Task to complete: Pull out every line below that contains the word "Output".

## START Data entries

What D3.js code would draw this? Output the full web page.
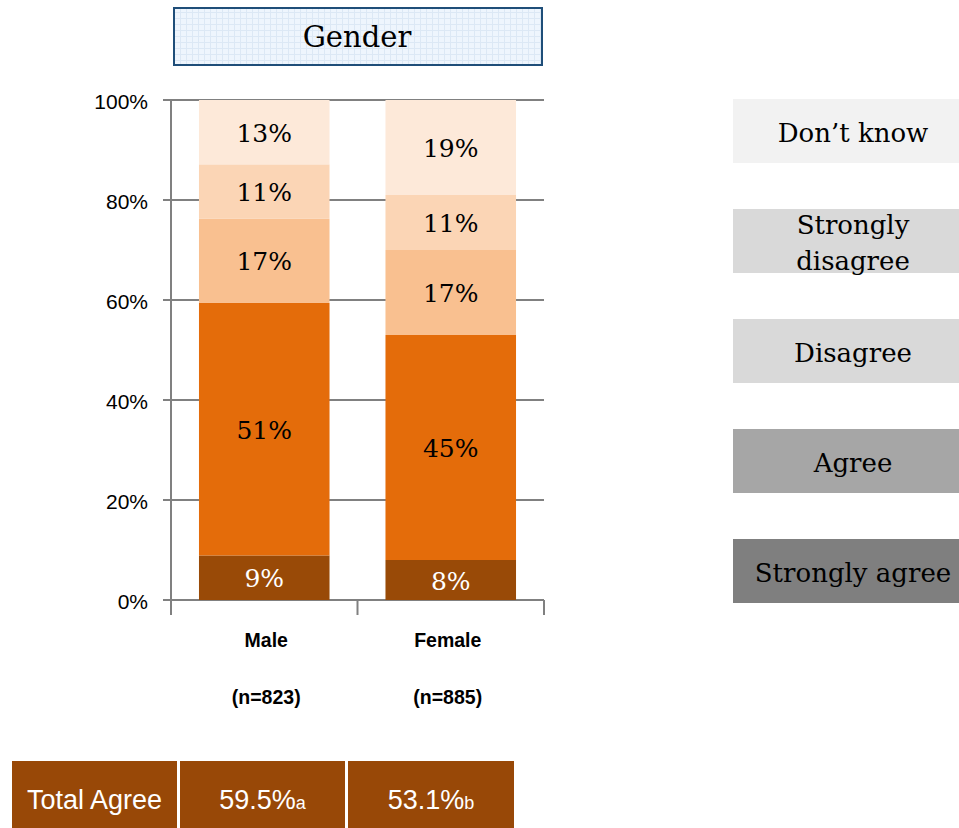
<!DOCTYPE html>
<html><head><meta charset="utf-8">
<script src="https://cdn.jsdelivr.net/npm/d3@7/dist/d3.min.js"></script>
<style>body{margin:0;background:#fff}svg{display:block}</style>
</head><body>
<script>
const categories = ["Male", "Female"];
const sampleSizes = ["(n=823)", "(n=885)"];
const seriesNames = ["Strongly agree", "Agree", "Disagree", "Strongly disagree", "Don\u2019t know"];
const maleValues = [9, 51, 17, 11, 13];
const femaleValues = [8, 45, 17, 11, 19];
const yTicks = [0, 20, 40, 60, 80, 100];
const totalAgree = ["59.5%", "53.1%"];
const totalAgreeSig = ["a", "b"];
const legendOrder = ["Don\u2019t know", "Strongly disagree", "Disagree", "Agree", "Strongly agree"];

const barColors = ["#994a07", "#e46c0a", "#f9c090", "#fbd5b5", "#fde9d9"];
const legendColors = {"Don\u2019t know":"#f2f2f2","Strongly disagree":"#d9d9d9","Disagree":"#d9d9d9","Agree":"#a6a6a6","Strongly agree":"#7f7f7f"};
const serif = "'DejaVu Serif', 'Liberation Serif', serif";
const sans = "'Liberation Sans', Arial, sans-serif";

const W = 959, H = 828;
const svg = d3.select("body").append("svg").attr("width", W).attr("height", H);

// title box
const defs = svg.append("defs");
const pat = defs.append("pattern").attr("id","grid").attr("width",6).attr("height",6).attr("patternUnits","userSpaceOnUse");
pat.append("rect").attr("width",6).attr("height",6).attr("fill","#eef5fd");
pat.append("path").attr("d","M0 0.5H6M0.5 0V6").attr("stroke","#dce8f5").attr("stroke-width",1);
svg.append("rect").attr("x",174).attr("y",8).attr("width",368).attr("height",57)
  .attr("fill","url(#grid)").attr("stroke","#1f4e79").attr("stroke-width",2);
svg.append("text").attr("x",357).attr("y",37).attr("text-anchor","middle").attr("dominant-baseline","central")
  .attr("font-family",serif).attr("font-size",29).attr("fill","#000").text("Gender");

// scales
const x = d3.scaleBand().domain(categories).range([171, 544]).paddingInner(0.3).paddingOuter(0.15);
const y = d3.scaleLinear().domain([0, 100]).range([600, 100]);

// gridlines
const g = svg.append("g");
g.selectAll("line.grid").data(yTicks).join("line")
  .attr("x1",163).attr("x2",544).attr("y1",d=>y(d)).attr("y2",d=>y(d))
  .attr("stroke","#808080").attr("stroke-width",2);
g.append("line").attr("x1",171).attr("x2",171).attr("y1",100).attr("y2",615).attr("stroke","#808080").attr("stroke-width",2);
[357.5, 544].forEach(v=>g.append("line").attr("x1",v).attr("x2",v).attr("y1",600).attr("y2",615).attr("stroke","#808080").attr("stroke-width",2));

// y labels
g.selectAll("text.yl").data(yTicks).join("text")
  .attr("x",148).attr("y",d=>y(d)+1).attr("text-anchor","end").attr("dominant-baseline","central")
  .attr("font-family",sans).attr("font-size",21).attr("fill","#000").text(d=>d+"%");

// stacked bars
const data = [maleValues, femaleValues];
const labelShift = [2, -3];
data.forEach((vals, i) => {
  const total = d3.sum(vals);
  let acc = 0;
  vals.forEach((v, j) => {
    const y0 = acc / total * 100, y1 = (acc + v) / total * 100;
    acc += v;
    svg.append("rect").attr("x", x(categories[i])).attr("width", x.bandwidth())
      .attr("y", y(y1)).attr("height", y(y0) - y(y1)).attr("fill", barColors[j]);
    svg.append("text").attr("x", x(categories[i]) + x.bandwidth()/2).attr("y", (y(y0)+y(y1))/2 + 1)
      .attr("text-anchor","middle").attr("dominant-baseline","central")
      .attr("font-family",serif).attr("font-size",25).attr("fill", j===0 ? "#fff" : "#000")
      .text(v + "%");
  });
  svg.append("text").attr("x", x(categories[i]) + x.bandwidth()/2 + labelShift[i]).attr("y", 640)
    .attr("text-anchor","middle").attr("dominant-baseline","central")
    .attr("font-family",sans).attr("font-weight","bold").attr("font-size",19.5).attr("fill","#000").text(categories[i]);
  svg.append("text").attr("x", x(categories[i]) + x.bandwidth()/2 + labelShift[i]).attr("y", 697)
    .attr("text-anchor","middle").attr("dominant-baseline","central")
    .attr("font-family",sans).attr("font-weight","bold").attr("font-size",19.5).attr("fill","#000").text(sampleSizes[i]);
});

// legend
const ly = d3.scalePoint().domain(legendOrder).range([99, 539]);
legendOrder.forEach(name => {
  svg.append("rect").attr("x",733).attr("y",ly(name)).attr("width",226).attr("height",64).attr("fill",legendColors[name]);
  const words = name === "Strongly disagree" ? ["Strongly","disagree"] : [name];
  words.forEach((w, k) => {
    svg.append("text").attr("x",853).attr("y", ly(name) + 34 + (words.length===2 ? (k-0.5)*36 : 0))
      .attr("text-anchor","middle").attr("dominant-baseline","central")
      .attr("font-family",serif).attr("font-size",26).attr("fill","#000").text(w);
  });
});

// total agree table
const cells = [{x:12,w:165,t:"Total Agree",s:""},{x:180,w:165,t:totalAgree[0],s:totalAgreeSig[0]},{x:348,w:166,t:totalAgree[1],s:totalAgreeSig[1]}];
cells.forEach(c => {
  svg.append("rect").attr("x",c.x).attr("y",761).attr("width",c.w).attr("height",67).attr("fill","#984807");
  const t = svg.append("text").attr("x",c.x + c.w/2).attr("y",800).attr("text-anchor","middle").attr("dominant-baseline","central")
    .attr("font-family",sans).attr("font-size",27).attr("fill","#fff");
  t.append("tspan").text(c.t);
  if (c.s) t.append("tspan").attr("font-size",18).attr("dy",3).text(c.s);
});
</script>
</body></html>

## END Data entries
## START Data entries

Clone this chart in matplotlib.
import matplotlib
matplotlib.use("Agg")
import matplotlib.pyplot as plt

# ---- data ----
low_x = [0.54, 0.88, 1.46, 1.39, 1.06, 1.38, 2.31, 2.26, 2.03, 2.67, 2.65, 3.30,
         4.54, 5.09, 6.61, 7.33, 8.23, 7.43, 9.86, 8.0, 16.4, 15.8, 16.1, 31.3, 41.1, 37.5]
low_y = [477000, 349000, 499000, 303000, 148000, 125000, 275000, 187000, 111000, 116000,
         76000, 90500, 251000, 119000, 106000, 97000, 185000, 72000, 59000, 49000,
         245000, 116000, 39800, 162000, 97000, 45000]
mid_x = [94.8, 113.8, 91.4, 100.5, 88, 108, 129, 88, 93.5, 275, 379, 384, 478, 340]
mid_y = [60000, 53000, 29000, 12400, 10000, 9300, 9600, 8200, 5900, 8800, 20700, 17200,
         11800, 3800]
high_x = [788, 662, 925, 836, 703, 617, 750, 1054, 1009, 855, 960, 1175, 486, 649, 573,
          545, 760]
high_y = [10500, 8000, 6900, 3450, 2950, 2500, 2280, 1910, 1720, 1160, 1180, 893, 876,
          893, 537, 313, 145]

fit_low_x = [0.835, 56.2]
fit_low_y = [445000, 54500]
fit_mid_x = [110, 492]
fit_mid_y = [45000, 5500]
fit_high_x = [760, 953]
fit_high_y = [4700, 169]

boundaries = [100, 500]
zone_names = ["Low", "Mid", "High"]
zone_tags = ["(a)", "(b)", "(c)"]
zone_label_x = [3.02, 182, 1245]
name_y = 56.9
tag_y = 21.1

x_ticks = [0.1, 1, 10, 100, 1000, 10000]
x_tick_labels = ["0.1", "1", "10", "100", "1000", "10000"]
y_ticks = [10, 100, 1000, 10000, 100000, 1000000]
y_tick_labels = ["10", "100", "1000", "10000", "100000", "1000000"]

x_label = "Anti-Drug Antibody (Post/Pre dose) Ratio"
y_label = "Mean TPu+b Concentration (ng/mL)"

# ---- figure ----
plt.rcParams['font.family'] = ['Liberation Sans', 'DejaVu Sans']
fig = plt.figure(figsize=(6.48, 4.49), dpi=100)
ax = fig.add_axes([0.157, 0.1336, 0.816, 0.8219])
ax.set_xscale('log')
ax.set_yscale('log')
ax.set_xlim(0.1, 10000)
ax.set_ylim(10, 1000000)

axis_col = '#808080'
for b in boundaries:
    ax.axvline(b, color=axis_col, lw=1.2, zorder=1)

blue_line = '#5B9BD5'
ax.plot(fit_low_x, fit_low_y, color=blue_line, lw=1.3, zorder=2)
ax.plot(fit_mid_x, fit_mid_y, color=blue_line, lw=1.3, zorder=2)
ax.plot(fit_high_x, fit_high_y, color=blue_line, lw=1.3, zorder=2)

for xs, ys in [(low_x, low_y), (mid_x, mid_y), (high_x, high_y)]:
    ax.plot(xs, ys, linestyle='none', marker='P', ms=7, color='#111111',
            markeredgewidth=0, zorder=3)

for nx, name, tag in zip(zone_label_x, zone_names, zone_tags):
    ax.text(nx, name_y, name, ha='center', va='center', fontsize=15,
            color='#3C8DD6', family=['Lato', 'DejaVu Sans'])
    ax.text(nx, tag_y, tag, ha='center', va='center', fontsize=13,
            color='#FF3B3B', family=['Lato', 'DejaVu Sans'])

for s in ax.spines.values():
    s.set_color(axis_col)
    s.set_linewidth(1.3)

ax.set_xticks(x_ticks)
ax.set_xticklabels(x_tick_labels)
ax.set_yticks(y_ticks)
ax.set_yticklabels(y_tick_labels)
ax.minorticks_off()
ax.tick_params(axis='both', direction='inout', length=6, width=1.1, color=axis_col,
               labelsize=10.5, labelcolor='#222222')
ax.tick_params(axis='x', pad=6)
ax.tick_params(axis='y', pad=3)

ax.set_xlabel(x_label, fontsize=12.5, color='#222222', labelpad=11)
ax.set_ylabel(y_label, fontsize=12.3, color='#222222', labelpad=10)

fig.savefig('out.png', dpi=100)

## END Data entries
## START Data entries

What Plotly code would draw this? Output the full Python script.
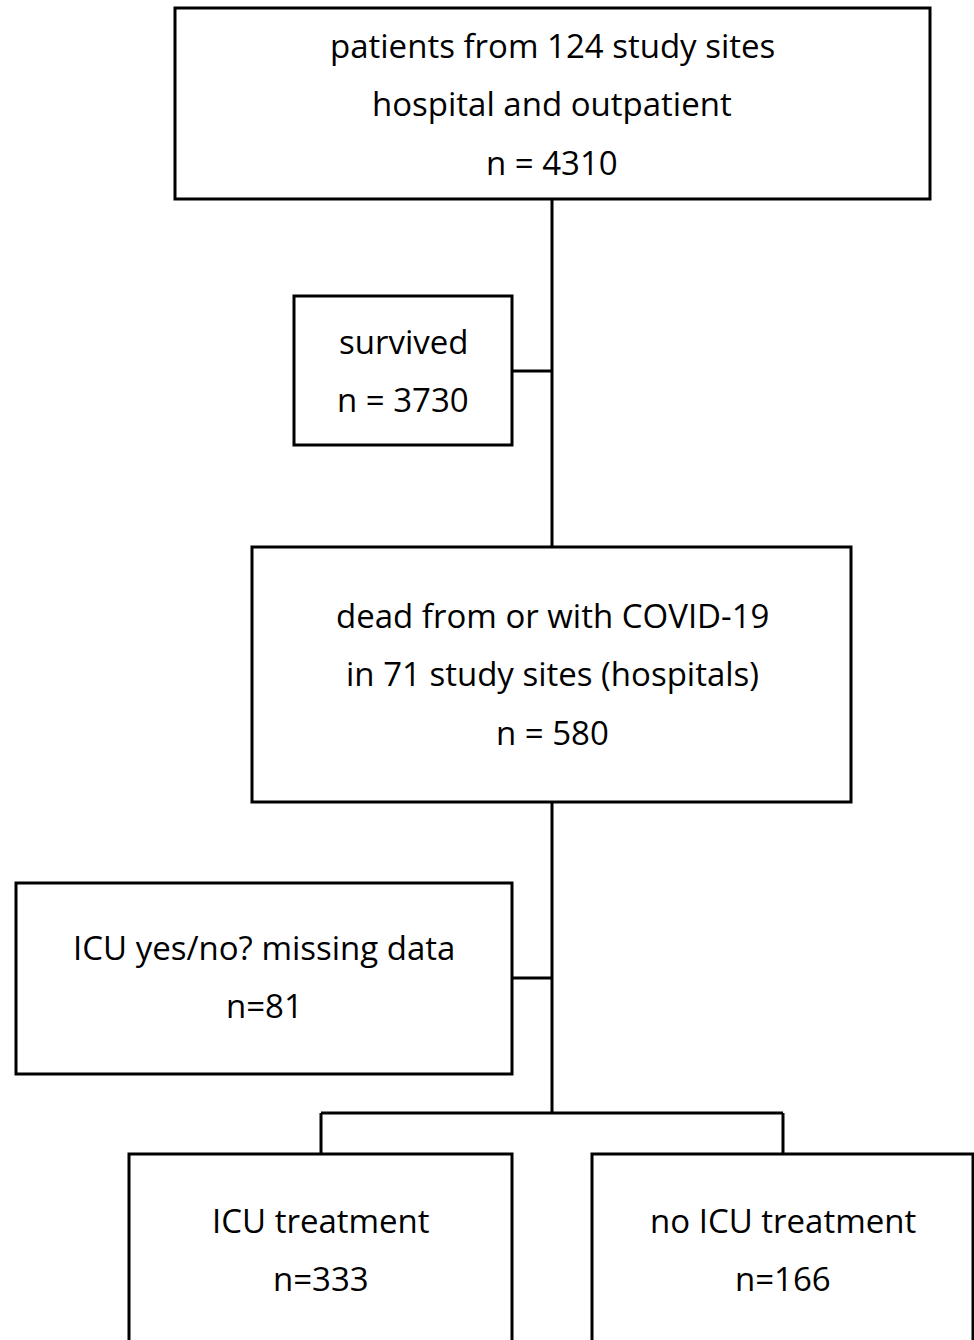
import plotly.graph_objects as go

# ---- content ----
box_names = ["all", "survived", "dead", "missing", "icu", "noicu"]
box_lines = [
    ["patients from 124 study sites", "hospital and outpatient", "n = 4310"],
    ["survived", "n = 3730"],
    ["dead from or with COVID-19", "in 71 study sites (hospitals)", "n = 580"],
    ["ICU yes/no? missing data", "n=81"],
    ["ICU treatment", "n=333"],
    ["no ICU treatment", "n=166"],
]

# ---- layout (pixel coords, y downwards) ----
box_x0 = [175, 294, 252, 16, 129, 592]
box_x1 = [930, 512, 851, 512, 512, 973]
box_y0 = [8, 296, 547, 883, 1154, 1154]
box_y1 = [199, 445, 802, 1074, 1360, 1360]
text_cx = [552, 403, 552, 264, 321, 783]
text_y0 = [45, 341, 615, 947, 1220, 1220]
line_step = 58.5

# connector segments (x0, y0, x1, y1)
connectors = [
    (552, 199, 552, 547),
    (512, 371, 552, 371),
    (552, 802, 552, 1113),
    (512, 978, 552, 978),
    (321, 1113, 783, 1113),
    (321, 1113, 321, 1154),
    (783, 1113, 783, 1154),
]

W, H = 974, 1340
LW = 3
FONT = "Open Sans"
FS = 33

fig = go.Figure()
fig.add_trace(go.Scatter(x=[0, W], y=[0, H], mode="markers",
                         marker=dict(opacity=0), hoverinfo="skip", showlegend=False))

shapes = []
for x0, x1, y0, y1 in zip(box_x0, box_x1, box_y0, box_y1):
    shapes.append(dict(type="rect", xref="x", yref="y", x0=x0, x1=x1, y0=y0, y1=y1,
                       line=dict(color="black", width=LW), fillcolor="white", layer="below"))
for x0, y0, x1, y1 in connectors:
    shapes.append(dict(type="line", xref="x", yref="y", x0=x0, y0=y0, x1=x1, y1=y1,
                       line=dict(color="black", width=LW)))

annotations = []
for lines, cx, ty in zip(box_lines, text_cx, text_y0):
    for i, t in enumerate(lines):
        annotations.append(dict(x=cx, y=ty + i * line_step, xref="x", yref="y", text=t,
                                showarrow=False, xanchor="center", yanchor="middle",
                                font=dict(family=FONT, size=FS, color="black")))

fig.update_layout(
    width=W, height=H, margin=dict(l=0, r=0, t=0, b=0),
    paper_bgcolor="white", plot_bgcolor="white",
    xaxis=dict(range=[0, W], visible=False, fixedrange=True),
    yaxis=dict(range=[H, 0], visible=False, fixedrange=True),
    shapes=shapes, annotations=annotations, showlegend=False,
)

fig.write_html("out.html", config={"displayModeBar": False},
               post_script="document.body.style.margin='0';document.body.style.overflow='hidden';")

## END Data entries

Exercise answer:
What D3.js code would draw this? Output the full web page.
What Plotly code would draw this? Output the full Python script.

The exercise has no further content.